*INFORMATION GIVEN:*
-- Start --

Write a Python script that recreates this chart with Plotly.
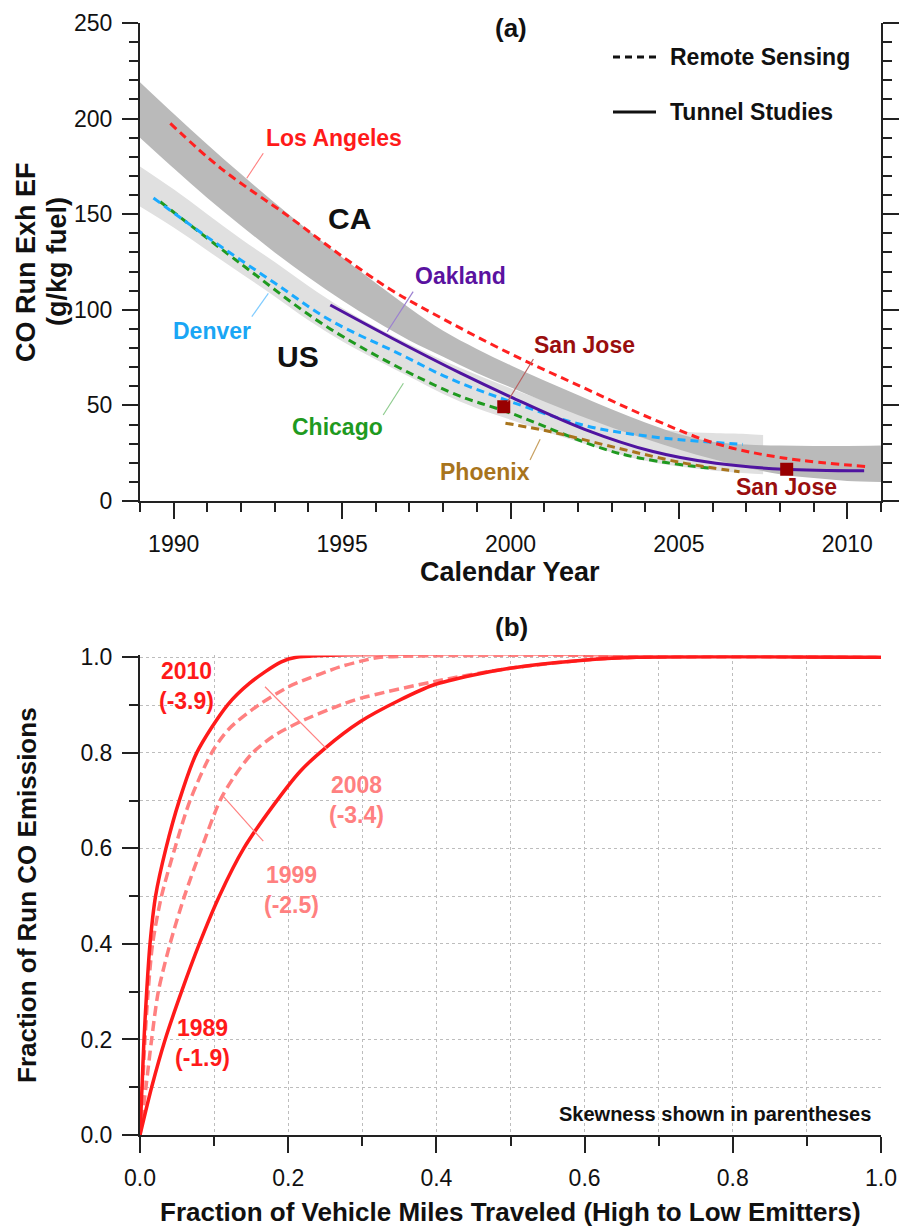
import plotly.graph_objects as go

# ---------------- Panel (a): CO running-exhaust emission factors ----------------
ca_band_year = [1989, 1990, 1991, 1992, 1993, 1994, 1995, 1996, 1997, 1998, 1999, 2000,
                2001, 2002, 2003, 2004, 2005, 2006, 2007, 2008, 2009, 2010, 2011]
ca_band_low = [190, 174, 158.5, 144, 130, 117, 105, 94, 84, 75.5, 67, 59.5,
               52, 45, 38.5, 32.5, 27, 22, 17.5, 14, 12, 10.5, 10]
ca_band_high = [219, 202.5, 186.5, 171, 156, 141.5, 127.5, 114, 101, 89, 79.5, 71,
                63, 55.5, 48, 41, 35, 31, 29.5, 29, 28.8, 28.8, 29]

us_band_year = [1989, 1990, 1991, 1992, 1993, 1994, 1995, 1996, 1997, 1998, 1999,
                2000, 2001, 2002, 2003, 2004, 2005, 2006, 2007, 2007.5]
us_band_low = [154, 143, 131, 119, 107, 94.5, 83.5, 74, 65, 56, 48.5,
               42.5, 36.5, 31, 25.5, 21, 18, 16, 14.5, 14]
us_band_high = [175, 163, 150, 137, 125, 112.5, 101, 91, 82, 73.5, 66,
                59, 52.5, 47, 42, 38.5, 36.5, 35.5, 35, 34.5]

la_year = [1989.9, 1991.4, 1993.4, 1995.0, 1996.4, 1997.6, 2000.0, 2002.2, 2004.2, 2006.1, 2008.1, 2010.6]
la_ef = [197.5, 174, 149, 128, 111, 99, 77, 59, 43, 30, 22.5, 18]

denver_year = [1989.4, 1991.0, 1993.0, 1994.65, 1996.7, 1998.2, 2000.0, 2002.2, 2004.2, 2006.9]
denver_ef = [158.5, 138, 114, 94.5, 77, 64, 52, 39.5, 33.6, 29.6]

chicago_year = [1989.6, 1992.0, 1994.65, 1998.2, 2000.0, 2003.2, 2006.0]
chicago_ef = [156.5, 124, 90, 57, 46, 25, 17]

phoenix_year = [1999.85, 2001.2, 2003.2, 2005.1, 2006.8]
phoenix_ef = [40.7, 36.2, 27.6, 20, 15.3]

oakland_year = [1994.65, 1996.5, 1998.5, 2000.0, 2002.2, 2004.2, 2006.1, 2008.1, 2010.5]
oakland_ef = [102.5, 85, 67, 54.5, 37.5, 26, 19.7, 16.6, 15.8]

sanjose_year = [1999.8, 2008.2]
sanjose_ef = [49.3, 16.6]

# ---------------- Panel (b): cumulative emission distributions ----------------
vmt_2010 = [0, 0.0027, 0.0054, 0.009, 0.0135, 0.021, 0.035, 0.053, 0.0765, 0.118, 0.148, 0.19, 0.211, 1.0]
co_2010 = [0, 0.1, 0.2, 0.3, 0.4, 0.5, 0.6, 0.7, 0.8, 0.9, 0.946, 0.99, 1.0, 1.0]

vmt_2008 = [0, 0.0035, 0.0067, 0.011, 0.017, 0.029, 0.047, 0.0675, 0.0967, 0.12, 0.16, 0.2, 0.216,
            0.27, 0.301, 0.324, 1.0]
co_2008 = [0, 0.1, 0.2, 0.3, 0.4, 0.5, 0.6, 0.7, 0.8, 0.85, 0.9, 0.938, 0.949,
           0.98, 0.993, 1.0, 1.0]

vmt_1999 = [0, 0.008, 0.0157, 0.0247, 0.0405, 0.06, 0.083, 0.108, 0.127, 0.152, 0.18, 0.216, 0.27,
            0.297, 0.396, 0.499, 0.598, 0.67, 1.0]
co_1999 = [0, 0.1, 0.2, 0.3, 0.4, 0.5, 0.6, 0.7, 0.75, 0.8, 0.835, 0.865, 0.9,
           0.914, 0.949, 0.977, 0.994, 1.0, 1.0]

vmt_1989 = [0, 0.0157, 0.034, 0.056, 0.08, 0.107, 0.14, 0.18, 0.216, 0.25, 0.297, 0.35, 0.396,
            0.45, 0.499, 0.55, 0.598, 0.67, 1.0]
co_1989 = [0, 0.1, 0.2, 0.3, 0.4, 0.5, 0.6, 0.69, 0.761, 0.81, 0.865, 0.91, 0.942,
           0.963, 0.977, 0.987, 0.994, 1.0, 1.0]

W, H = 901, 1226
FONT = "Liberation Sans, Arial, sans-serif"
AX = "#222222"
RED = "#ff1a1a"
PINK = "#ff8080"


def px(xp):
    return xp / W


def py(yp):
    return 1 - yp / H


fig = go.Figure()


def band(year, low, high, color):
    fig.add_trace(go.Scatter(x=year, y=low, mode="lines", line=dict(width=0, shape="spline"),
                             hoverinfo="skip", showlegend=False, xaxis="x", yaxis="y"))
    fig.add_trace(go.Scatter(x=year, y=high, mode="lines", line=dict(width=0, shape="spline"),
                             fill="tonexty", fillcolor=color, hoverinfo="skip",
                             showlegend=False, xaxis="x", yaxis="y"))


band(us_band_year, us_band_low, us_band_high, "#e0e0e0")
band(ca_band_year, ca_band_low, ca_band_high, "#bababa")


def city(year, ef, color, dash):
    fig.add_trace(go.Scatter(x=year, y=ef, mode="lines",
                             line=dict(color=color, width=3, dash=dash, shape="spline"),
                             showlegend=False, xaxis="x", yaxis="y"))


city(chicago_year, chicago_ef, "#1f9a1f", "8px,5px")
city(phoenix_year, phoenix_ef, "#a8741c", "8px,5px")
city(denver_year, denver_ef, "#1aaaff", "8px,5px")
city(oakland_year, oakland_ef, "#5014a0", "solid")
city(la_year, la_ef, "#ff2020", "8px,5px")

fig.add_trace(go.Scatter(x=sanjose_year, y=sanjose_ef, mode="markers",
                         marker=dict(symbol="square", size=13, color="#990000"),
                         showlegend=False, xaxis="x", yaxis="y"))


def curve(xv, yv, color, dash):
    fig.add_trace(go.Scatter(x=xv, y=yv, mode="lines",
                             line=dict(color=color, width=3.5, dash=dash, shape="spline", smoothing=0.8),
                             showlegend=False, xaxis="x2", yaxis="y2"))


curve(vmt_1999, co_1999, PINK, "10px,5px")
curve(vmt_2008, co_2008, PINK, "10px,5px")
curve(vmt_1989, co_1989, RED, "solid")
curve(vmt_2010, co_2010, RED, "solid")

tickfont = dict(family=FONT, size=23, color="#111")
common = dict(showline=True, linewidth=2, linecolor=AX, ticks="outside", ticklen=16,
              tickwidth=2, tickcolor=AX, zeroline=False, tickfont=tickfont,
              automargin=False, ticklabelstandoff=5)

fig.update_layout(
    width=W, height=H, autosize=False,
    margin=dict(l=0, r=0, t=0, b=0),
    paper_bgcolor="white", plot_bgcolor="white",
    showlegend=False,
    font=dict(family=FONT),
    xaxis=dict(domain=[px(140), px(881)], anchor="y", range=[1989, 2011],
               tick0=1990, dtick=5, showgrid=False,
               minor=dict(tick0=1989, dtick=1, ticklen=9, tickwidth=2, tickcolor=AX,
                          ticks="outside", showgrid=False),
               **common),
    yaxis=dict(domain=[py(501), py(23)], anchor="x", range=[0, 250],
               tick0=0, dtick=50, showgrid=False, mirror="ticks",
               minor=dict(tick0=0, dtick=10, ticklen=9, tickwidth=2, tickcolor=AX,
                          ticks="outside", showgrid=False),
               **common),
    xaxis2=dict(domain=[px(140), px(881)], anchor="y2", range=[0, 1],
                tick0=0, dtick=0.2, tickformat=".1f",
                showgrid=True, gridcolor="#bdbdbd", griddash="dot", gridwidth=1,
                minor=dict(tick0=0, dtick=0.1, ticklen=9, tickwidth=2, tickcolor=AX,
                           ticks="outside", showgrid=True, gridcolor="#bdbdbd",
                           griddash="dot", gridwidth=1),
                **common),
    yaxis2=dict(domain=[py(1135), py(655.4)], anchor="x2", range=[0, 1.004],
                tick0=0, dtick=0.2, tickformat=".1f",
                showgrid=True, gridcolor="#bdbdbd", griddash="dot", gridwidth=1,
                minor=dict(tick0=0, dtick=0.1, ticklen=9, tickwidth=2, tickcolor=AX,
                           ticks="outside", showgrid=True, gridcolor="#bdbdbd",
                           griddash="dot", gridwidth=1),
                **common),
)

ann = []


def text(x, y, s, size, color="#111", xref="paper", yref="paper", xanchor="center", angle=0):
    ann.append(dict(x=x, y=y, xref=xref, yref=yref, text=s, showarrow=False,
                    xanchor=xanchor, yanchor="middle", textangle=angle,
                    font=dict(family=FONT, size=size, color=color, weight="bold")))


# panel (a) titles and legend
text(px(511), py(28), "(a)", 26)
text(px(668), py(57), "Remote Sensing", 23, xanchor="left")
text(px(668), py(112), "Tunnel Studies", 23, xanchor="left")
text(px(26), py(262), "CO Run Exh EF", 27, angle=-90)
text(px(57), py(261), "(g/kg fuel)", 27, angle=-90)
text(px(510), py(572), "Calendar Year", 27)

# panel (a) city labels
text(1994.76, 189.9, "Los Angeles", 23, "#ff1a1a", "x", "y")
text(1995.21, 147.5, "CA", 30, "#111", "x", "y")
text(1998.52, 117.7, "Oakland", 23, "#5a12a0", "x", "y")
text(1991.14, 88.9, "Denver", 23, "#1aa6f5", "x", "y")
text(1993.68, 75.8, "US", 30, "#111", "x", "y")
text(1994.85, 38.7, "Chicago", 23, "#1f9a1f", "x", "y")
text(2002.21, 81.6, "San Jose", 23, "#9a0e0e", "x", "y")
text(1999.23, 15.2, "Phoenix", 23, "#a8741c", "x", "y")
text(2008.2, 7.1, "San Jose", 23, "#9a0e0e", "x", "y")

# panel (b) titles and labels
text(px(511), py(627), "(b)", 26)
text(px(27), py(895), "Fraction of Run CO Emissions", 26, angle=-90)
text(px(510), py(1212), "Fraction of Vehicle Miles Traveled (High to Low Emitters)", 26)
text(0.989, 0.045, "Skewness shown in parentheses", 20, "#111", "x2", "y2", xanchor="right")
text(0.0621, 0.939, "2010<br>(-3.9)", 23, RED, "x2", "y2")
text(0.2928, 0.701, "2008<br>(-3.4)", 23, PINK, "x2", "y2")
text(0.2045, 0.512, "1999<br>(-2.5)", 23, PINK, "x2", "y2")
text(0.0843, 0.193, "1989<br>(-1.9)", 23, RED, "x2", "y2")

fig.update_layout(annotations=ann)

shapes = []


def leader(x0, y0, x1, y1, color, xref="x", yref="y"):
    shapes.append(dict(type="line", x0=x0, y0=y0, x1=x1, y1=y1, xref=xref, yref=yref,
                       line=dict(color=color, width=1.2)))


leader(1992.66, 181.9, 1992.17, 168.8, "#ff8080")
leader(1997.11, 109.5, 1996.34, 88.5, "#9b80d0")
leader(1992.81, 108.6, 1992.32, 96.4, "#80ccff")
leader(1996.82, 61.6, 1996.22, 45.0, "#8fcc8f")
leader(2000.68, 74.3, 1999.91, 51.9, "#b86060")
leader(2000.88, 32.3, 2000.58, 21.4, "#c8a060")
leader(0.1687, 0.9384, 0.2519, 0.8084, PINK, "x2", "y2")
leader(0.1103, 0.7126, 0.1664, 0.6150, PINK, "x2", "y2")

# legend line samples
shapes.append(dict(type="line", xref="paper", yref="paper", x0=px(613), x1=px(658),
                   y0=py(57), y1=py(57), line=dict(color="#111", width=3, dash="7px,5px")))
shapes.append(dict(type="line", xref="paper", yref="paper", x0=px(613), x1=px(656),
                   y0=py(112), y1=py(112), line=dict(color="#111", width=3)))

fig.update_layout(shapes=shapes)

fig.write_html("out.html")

-- End --
-- Start --

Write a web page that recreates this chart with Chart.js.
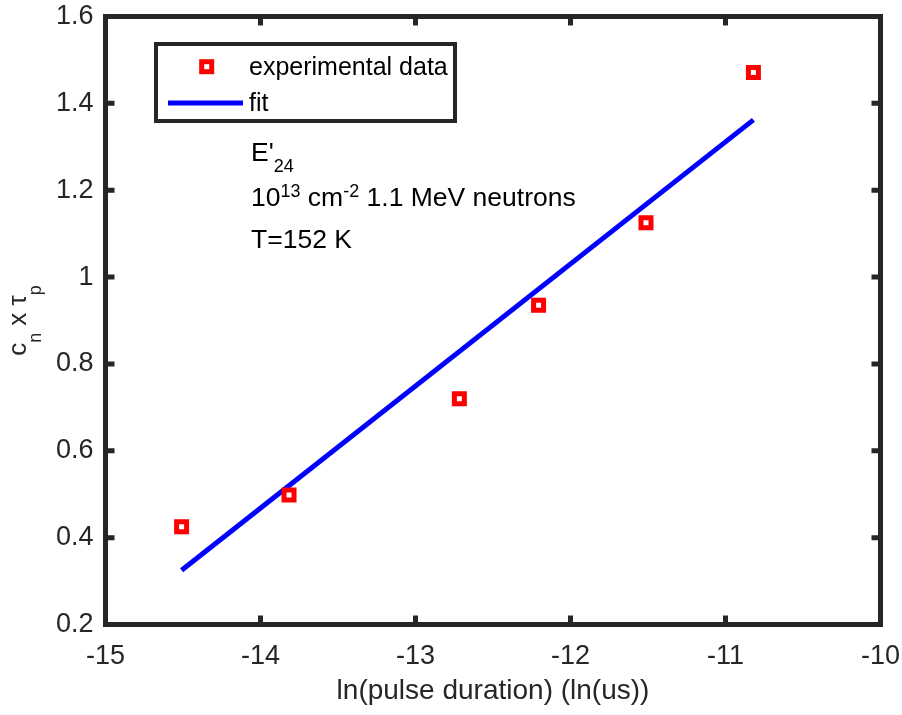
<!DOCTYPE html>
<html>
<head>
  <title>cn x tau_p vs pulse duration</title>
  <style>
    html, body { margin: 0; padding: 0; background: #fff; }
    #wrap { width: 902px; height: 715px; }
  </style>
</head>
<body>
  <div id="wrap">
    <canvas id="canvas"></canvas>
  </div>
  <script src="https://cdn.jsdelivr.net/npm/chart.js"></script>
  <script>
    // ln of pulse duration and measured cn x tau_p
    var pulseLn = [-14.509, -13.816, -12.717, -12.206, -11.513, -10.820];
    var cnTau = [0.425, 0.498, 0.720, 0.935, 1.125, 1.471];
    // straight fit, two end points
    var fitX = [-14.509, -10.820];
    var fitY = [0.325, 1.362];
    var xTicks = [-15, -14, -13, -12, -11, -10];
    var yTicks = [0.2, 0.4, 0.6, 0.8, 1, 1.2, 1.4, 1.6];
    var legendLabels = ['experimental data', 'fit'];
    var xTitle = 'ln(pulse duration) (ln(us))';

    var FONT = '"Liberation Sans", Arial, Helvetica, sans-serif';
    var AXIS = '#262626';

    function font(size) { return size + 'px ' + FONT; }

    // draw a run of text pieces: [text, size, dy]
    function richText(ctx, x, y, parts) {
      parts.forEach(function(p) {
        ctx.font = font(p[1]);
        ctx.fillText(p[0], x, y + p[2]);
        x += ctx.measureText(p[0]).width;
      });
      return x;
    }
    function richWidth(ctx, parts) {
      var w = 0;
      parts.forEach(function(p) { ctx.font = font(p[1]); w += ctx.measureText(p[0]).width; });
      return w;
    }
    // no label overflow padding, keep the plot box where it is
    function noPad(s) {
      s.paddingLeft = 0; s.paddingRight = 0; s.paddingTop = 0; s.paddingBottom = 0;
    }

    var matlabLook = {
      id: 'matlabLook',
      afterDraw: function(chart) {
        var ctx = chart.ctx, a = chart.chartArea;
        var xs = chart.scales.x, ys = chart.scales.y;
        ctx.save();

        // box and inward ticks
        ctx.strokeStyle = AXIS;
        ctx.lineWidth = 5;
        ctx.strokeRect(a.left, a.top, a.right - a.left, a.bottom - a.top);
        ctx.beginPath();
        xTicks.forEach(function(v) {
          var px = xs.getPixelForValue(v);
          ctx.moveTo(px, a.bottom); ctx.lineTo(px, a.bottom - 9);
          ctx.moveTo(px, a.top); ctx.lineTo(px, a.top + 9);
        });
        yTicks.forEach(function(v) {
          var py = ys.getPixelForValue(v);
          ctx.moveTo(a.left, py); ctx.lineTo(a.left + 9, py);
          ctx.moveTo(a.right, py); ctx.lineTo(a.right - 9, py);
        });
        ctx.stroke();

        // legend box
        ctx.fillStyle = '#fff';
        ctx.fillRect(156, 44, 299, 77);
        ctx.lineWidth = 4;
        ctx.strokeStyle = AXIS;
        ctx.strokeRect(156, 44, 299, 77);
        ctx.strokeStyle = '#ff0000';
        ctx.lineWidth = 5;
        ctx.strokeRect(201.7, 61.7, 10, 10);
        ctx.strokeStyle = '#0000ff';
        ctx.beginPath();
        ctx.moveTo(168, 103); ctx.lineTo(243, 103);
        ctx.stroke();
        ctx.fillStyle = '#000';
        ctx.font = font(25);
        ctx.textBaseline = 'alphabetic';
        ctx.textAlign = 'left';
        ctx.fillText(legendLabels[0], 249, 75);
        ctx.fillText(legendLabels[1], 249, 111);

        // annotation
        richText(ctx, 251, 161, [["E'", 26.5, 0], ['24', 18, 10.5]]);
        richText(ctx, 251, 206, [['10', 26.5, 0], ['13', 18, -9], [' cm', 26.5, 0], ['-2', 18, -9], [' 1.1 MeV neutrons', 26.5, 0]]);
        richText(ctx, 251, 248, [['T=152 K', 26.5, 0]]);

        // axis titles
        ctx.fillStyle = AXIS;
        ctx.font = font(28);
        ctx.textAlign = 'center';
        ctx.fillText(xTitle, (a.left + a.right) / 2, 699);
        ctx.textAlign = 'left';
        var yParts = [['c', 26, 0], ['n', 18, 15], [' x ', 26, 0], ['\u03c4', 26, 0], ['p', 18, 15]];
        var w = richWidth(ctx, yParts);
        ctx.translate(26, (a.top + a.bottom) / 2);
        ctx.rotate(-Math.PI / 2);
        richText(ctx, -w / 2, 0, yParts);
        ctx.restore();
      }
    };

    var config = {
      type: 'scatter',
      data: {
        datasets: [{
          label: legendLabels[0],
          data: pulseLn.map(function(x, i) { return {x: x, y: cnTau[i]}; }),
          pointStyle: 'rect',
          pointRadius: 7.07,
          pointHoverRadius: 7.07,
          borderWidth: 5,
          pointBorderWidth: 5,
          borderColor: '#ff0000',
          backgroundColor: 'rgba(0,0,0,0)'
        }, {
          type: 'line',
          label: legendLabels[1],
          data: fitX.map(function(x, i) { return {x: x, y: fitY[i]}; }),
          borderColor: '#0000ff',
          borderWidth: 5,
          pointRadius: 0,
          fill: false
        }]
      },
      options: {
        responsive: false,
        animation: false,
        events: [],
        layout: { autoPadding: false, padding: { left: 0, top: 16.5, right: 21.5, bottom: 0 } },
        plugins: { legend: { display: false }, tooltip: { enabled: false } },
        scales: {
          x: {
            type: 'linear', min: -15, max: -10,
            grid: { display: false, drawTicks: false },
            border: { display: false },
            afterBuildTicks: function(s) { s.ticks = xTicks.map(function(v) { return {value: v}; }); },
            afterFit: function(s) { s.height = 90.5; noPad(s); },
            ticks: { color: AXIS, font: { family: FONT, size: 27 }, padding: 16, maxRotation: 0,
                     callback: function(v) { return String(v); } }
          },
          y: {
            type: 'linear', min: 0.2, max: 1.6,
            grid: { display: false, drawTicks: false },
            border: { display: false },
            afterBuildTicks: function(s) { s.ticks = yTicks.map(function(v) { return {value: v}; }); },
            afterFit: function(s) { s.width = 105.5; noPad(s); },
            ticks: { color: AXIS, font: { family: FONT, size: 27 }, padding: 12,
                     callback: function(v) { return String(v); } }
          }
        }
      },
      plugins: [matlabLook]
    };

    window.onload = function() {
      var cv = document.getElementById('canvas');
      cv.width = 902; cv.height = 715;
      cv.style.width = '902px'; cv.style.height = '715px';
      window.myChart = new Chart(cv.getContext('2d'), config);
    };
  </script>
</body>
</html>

-- End --
-- Start --

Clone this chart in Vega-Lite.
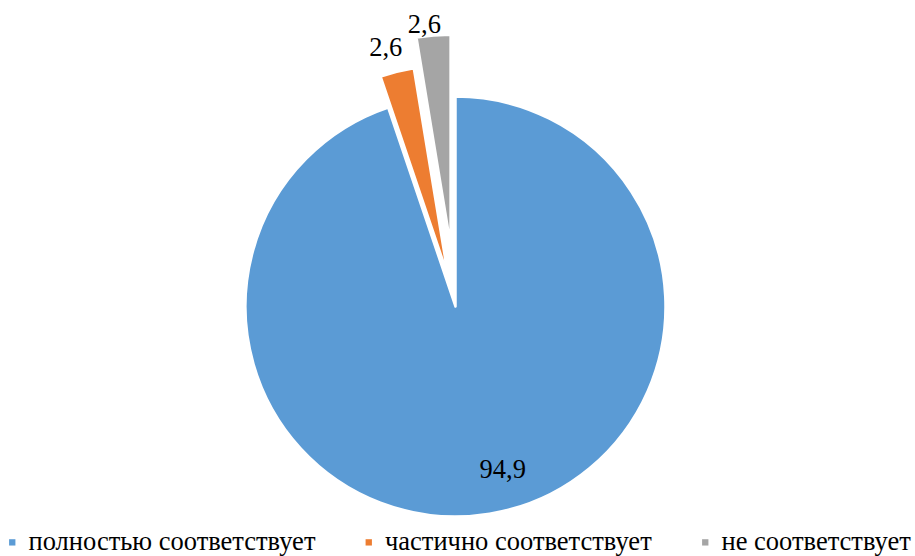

-- End --

*PROMPT:* Working from the entries above, reproduce exactly and only the lines beginning with the line that has "Write a Python" and ending with the line that has "39.5, 33.6, 29.6]"; omit all pictures.

*RESULT OF THE EXERCISE:*
Write a Python script that recreates this chart with Plotly.
import plotly.graph_objects as go

# ---------------- Panel (a): CO running-exhaust emission factors ----------------
ca_band_year = [1989, 1990, 1991, 1992, 1993, 1994, 1995, 1996, 1997, 1998, 1999, 2000,
                2001, 2002, 2003, 2004, 2005, 2006, 2007, 2008, 2009, 2010, 2011]
ca_band_low = [190, 174, 158.5, 144, 130, 117, 105, 94, 84, 75.5, 67, 59.5,
               52, 45, 38.5, 32.5, 27, 22, 17.5, 14, 12, 10.5, 10]
ca_band_high = [219, 202.5, 186.5, 171, 156, 141.5, 127.5, 114, 101, 89, 79.5, 71,
                63, 55.5, 48, 41, 35, 31, 29.5, 29, 28.8, 28.8, 29]

us_band_year = [1989, 1990, 1991, 1992, 1993, 1994, 1995, 1996, 1997, 1998, 1999,
                2000, 2001, 2002, 2003, 2004, 2005, 2006, 2007, 2007.5]
us_band_low = [154, 143, 131, 119, 107, 94.5, 83.5, 74, 65, 56, 48.5,
               42.5, 36.5, 31, 25.5, 21, 18, 16, 14.5, 14]
us_band_high = [175, 163, 150, 137, 125, 112.5, 101, 91, 82, 73.5, 66,
                59, 52.5, 47, 42, 38.5, 36.5, 35.5, 35, 34.5]

la_year = [1989.9, 1991.4, 1993.4, 1995.0, 1996.4, 1997.6, 2000.0, 2002.2, 2004.2, 2006.1, 2008.1, 2010.6]
la_ef = [197.5, 174, 149, 128, 111, 99, 77, 59, 43, 30, 22.5, 18]

denver_year = [1989.4, 1991.0, 1993.0, 1994.65, 1996.7, 1998.2, 2000.0, 2002.2, 2004.2, 2006.9]
denver_ef = [158.5, 138, 114, 94.5, 77, 64, 52, 39.5, 33.6, 29.6]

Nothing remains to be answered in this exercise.